ICAC was disappointed and concerned when the High Court ruled that it did not have the power to investigate lawyer Margaret Cunneen.
Ms Cunneen had been accused of perverting the course of justice for allegedly telling her son’s girlfriend to fake chest pains after a car accident to avoid a breath test.
Yet, even after the High Court rendered ICAC impotent to act against her, Cunneen still faced a potential prosecution in the criminal courts, despite the apparent lack of evidence against her.
Now, after seeking advice from the top prosecutor in Victoria, NSW authorities have decided that Cunneen will not face prosecution.
But for ICAC, the significance of the Cunneen loss went far beyond their investigation of the highly-respected Crown Prosecutor.
Many who have been the subject of adverse rulings by ICAC were eager to find out if they could use the decision to their own advantage.
It is believed that the Cunneen case cast doubt upon at least 50 findings by ICAC – and the Commission wanted to prevent those rulings from being overturned.
ICAC, eager to get its perceived power back, quickly asked the NSW parliament to enact legislation giving it broad power to prosecute for corruption, not just where a public official is acting in their official function.
The Government’s Response
Responding to that request, the NSW parliament introduced retrospective legislation in the Independent Commission Against Corruption Amendment (Validation) Bill 2015.
The Bill was assented to by both houses on May 6 this year. It didn’t reverse the decision of the High Court – but did validate actions taken by ICAC before the High Court made its ruling.
Section 35 of Schedule 4 of the Act states that:
“Anything done or purporting to have been done by the Commission before 15 April 2015 that would have been validly done if corrupt conduct for the purposes of this Act included relevant conduct is taken to have been, and always to have been, validly done.”
However, the legislation does not go as far as ICAC would have liked, because it does not give ICAC the power it presumed to have.
Even so, the legislation has sparked a second lot of High Court proceedings which are likely to further clarify the scope of ICAC’s powers.
Retrospective legislation is that which dates from before it is enacted. For example, a piece of law passed today which says that it is applicable from 1st January 2000 is considered to be retrospective.
Such laws are rarely enacted, and rightly so. People should not be prosecuted for actions that were perfectly legal when they were committed.

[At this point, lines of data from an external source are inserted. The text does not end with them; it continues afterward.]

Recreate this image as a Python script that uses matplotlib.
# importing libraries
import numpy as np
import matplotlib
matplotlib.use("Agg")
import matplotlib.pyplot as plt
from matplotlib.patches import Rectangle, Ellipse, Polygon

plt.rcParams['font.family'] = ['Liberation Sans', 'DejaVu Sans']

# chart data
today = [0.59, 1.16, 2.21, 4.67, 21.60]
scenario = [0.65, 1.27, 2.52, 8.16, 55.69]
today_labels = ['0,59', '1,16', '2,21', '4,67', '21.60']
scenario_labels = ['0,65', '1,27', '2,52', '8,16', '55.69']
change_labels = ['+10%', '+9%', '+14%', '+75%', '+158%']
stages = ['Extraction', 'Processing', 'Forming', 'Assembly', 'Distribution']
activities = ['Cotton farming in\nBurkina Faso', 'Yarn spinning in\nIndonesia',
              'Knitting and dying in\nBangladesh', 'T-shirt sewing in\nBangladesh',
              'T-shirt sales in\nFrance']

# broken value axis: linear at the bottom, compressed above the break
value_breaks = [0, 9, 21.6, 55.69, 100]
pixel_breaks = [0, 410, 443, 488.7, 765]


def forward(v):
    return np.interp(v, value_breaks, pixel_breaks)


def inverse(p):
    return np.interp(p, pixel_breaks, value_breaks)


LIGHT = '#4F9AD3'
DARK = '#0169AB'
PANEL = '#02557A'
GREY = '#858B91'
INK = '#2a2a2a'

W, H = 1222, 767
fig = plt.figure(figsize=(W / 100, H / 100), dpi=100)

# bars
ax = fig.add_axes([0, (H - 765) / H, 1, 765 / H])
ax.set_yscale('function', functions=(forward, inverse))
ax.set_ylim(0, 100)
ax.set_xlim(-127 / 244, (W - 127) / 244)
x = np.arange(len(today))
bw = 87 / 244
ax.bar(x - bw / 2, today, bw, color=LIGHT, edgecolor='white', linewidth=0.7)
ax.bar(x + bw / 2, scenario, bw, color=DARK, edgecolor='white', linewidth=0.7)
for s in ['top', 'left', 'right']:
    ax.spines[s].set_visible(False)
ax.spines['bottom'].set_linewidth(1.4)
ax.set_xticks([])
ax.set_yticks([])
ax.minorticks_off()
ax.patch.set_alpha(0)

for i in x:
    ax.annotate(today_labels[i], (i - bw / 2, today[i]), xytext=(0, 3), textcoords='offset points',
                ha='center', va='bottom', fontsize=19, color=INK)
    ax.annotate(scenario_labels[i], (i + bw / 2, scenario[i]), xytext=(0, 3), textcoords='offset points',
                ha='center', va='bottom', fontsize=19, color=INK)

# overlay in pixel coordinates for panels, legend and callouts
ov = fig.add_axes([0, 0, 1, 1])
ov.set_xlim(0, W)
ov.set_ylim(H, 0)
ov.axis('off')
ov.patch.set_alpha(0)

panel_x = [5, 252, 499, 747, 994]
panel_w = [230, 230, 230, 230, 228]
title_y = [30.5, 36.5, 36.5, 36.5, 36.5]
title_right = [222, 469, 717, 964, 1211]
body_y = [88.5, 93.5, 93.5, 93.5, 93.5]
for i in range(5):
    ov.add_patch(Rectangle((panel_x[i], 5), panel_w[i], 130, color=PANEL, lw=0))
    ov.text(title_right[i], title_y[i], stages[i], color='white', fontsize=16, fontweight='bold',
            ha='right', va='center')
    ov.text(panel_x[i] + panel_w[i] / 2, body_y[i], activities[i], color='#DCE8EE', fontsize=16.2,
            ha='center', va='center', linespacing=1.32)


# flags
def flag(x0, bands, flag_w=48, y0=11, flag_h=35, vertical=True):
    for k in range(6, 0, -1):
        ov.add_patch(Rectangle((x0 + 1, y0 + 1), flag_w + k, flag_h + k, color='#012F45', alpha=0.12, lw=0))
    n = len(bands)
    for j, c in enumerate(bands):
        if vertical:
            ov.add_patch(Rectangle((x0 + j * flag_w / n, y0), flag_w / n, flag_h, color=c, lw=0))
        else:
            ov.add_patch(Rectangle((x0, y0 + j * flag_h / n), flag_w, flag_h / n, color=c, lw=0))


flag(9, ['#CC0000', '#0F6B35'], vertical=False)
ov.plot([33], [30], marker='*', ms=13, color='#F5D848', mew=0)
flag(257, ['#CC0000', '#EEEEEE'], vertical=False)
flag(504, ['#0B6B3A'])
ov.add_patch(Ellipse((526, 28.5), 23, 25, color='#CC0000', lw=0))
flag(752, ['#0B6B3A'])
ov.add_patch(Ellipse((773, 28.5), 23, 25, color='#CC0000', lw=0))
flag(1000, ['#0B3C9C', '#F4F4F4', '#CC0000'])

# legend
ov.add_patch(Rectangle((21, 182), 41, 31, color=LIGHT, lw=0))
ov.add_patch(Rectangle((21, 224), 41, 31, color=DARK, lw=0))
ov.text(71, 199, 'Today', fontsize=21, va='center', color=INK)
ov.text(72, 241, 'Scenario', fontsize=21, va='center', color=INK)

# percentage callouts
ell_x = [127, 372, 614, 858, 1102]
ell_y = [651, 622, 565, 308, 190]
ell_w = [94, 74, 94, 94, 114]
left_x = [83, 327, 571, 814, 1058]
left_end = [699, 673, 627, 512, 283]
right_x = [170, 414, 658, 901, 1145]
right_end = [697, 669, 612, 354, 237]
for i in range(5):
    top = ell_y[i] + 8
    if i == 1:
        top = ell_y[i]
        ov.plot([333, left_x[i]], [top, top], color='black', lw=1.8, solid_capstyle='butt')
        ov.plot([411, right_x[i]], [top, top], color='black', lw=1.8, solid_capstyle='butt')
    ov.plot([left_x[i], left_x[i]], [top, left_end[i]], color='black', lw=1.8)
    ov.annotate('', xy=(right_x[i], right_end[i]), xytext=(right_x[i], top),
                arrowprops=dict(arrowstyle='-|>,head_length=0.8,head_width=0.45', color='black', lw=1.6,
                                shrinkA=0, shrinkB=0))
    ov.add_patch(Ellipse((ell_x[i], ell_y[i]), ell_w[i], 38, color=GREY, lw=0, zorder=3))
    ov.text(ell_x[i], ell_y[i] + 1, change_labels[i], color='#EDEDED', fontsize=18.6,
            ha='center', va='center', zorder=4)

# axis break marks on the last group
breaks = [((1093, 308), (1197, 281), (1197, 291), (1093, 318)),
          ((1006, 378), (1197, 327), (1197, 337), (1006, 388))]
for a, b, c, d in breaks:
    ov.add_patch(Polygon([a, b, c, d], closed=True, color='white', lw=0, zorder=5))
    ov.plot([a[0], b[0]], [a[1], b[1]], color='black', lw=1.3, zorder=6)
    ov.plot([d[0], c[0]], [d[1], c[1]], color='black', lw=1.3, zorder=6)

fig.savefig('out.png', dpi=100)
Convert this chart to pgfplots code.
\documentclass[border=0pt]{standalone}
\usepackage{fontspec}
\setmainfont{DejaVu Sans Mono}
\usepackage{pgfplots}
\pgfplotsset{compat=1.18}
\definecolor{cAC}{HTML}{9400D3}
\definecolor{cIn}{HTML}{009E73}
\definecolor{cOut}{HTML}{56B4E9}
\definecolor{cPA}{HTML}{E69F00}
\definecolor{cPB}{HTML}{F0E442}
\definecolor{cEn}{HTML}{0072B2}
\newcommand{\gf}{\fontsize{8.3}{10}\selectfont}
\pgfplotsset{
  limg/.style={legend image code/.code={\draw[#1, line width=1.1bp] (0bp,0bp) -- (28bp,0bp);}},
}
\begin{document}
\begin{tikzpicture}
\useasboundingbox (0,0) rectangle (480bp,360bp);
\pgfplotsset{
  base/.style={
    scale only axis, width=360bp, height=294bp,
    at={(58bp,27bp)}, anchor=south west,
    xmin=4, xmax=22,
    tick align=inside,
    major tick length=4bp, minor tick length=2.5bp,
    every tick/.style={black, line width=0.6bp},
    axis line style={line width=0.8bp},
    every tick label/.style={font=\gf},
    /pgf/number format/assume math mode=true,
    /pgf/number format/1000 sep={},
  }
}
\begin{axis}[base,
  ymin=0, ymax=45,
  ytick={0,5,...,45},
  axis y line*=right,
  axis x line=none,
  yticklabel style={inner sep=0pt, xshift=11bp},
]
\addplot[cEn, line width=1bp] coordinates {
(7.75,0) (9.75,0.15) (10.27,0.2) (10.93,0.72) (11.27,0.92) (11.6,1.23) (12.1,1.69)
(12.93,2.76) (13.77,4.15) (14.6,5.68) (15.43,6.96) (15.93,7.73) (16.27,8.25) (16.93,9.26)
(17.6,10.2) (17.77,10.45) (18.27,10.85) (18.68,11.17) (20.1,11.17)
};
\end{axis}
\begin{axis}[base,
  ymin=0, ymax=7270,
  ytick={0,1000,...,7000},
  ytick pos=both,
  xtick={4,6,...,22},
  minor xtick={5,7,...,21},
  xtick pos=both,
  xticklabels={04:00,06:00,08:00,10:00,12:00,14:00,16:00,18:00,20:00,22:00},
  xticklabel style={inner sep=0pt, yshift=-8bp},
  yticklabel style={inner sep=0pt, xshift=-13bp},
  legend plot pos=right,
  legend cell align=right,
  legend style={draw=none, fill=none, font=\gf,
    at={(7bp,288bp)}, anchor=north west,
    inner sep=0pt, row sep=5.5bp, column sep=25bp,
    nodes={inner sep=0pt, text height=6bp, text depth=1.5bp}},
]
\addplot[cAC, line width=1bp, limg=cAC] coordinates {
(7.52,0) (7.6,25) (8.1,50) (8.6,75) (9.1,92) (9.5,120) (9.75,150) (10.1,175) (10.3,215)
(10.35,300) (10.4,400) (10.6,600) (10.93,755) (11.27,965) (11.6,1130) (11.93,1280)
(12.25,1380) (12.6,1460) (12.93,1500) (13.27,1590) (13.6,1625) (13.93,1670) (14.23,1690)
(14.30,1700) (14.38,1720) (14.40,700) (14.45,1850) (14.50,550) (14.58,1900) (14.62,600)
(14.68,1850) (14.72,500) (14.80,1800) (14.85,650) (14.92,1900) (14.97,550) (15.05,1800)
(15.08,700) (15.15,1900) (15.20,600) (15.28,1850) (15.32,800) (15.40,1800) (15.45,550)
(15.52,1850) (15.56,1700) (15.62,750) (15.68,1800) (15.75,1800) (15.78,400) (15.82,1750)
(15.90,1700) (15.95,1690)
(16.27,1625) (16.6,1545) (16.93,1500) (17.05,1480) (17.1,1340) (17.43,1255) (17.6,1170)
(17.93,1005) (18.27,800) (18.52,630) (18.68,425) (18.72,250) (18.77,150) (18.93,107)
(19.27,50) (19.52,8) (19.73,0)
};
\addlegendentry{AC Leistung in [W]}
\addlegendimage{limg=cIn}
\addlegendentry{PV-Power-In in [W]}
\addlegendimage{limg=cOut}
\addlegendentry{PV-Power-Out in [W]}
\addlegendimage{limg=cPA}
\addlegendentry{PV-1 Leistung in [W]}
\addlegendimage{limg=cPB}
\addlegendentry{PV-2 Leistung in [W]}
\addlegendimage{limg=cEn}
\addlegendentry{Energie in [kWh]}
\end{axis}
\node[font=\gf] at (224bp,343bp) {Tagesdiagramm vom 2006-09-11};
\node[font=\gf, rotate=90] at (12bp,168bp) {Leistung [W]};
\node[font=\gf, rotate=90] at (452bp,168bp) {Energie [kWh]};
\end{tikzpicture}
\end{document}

This would clearly be unfair and unjust– and the same can be said where governments legitimise their own illegal actions retrospectively.
The principle against retrospective laws goes back to Roman times, and is even contained in the Magna Carta – an 800 year old English document which purports to guarantee basic human rights.
Despite this, the Australian Constitution does not prohibit governments from enacting retrospective laws – and similarly, there is no prohibition against states and territories passing such laws.
Indeed, a 1915 High Court case, R v Kidman, found that the Commonwealth Parliament has the power to enact retrospective laws, and several cases have confirmed that finding.
Now, 100 years after R v Kidman, the High Court is being called-upon to consider the validity of the ICAC Amendment (Validation) Bill.
In May 2015, the High Court began hearing the case. The applicants bringing are Travers Duncan, a mining magnate who fell foul of ICAC, and three of his business associates.
Duncan’s legal team is arguing that the law is unconstitutional because it attempts to usurp judicial power and interfere with judicial process.
ICAC will certainly be fighting tooth-and-nail to keep its past findings valid, and we will have to wait and see what the High Court decides this time.